What’s a pension transfer
A pension transfer is when you move your UK pension from your current UK scheme to either another UK pension scheme or a QROPS. The transfer process involves cashing up your UK scheme and moving that lump sum of cash to another scheme.
There are lots of parties involved in the process of transferring a pension.
Transferrable pensions
Sometimes it’s easier to list those that cannot be transferred:
- Unfunded UK pension schemes
- UK state pensions
- Any pension where an annuity has been purchased
The process for a successful pension transfer
There is a simple recipe for a successful pension transfer:
- Collecting all the relevant information on the tansfer
- Analysing that information
- Reporting the analysis on tax, financials, and scheme options in a clear report
- Making a decision on your transfer based on fact
- Transferring to the right scheme
- Constantly ensuring the scheme is still right for you
Tax on a transfer
There are lots of potential taxes on a pension transfer and it’s important to understand how to mitigate them.

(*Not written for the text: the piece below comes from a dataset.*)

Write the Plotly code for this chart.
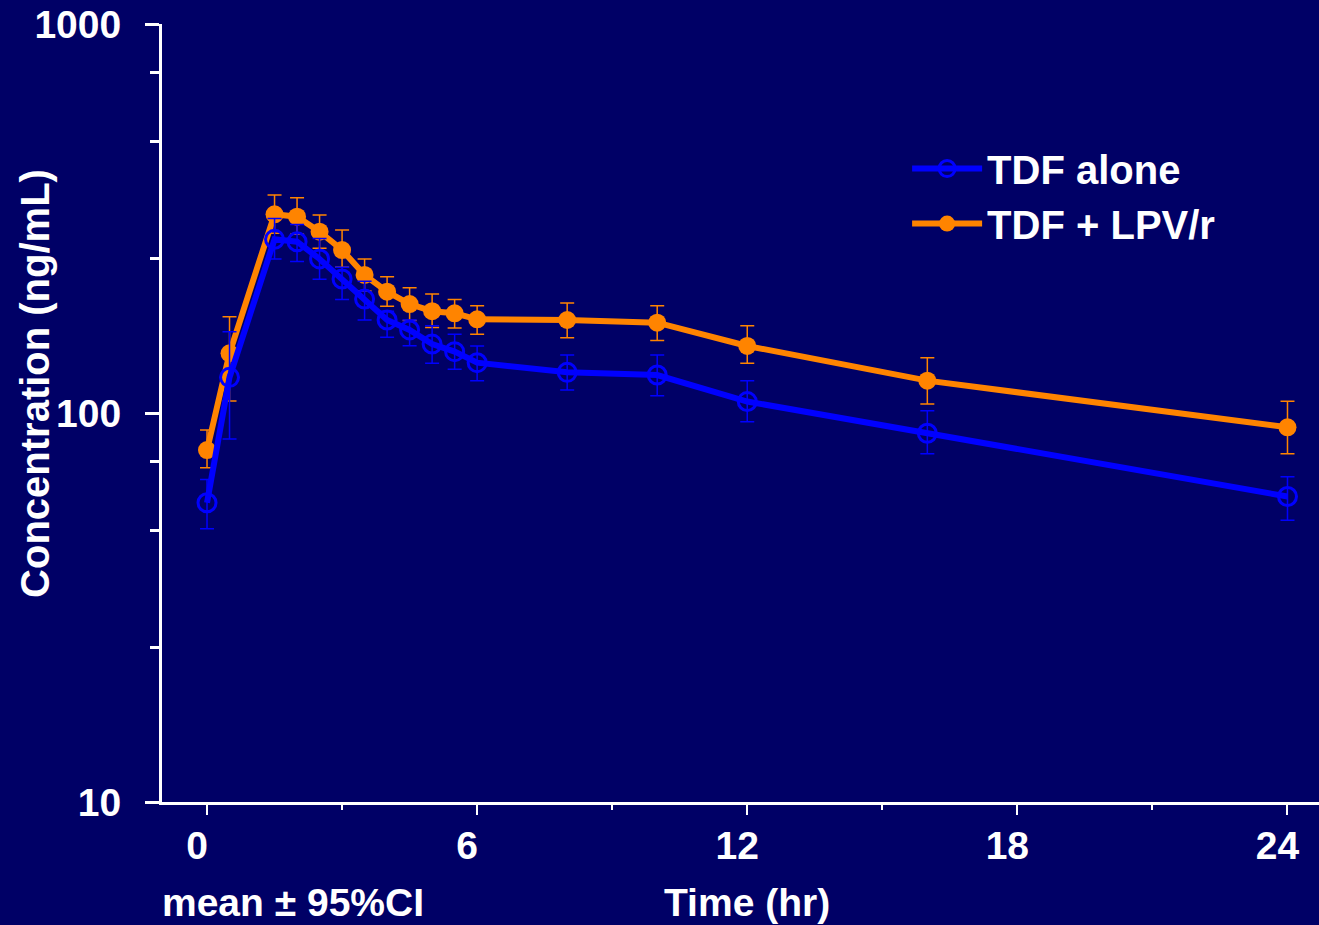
import plotly.graph_objects as go

times = [0, 0.5, 1.5, 2, 2.5, 3, 3.5, 4, 4.5, 5, 5.5, 6, 8, 10, 12, 16, 24]

alone_mean = [58.8, 123.5, 279.6, 275.6, 248.9, 221, 196.3, 173.4, 163.5, 150.4, 143.8, 134.7, 127.2, 125.2, 107, 88.7, 61]
alone_upper = [67.5, 161.8, 316, 305, 281, 236.9, 218, 182.7, 173.4, 167.6, 159.4, 148.7, 140.9, 140.9, 121.1, 101.4, 68.6]
alone_lower = [50.4, 85.7, 248.9, 245, 220.7, 195.9, 173.4, 156.5, 148.9, 134.3, 129.5, 121.1, 114.6, 110.8, 95, 78.6, 53]

lpv_mean = [80.3, 142.4, 324.2, 319.6, 292.4, 262.4, 226.4, 205.1, 190.6, 182.7, 180.4, 174.1, 173.4, 170.7, 148.7, 121.1, 91.9]
lpv_upper = [90.4, 176.8, 363.4, 357.5, 322.9, 295.2, 248.9, 224, 209.8, 202.4, 195.9, 188.7, 191.8, 188.7, 167.6, 138.7, 107.2]
lpv_lower = [72.3, 107.4, 290, 288, 265, 236.9, 206, 188, 173, 166, 165.3, 159.4, 156.2, 153.5, 134.2, 105.5, 78.6]

x_major = [0, 6, 12, 18, 24]
x_minor = [3, 9, 15, 21]
y_major = [10, 100, 1000]
y_minor = [25, 50, 75, 250, 500, 750]

BG = "#000066"
BLUE = "#0000FF"
ORANGE = "#FF8400"
FONT = "Liberation Sans"

fig = go.Figure()

fig.add_trace(go.Scatter(
    x=times, y=lpv_mean, name="TDF + LPV/r", mode="lines+markers",
    line=dict(color=ORANGE, width=6),
    marker=dict(symbol="circle", size=18, color=ORANGE),
    error_y=dict(type="data", symmetric=False,
                 array=[u - m for u, m in zip(lpv_upper, lpv_mean)],
                 arrayminus=[m - l for m, l in zip(lpv_mean, lpv_lower)],
                 color=ORANGE, thickness=1.5, width=7),
    legendrank=2,
))

fig.add_trace(go.Scatter(
    x=times, y=alone_mean, name="TDF alone", mode="lines+markers",
    line=dict(color=BLUE, width=6),
    marker=dict(symbol="circle-open", size=18, color=BLUE, line=dict(width=3, color=BLUE)),
    error_y=dict(type="data", symmetric=False,
                 array=[u - m for u, m in zip(alone_upper, alone_mean)],
                 arrayminus=[m - l for m, l in zip(alone_mean, alone_lower)],
                 color=BLUE, thickness=1.5, width=7),
    legendrank=1,
))

fig.update_layout(
    width=1319, height=925,
    paper_bgcolor=BG, plot_bgcolor=BG,
    margin=dict(l=162, r=0, t=24, b=123),
    font=dict(family=FONT, color="white", size=39),
    showlegend=True,
    legend=dict(x=0.644, y=0.856, xanchor="left", yanchor="top",
                bgcolor="rgba(0,0,0,0)", borderwidth=0,
                font=dict(family=FONT, size=40, color="white", weight="bold"),
                itemwidth=70, tracegroupgap=0),
)

fig.update_xaxes(
    range=[-1, 24.7], showgrid=False, zeroline=False,
    showline=True, linecolor="white", linewidth=3,
    tickmode="array", tickvals=x_major, ticktext=[str(v) for v in x_major],
    ticks="outside", ticklen=10, tickwidth=2, tickcolor="white",
    tickfont=dict(family=FONT, size=39, color="white", weight="bold"),
    ticklabelstandoff=-3, ticklabelshift=-10,
    minor=dict(tickvals=x_minor, ticks="outside", ticklen=5, tickwidth=2, tickcolor="white"),
)

fig.update_yaxes(
    type="log", range=[1, 3], showgrid=False, zeroline=False,
    showline=True, linecolor="white", linewidth=3,
    tickmode="array", tickvals=y_major, ticktext=[str(v) for v in y_major],
    ticks="outside", ticklen=14, tickwidth=3, tickcolor="white",
    tickfont=dict(family=FONT, size=39, color="white", weight="bold"),
    ticklabelstandoff=16,
    minor=dict(tickvals=y_minor, ticks="outside", ticklen=9, tickwidth=3, tickcolor="white"),
)

fig.add_annotation(text="Concentration (ng/mL)", xref="paper", yref="paper",
                   x=-0.1098, y=0.5386, xanchor="center", yanchor="middle",
                   textangle=-90, showarrow=False,
                   font=dict(family=FONT, size=40, color="white", weight="bold"))
fig.add_annotation(text="Time (hr)", xref="paper", yref="paper",
                   x=0.5056, y=-0.1298, xanchor="center", yanchor="middle",
                   showarrow=False,
                   font=dict(family=FONT, size=39, color="white", weight="bold"))
fig.add_annotation(text="mean ± 95%CI", xref="paper", yref="paper",
                   x=0.1132, y=-0.1298, xanchor="center", yanchor="middle",
                   showarrow=False,
                   font=dict(family=FONT, size=39, color="white", weight="bold"))

fig.write_html("out.html", config={"displayModeBar": False},
               post_script="document.body.style.margin='0';document.body.style.background='#000066';")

These are taxes like:
- The overseas transfer charge
- Lifetime allowance taxes
- Pension transfer taxes
Transfer risks and traps
- The surprise tax bill
- Hidden fees
- Rule changes leaving you trapped
- Locked in schemes
- Inappropriate investment funds
- Giving up guaranteed benefits
Final salary transfers
UK Defined Benefit Schemes or final salary schemes are the most common and largest type of pension United Kingdom. Transferring them is not a like for like swap and there are many facets that need to be understood.
You need UK FCA advice if you want to transfer a final salary pension scheme above £30,000.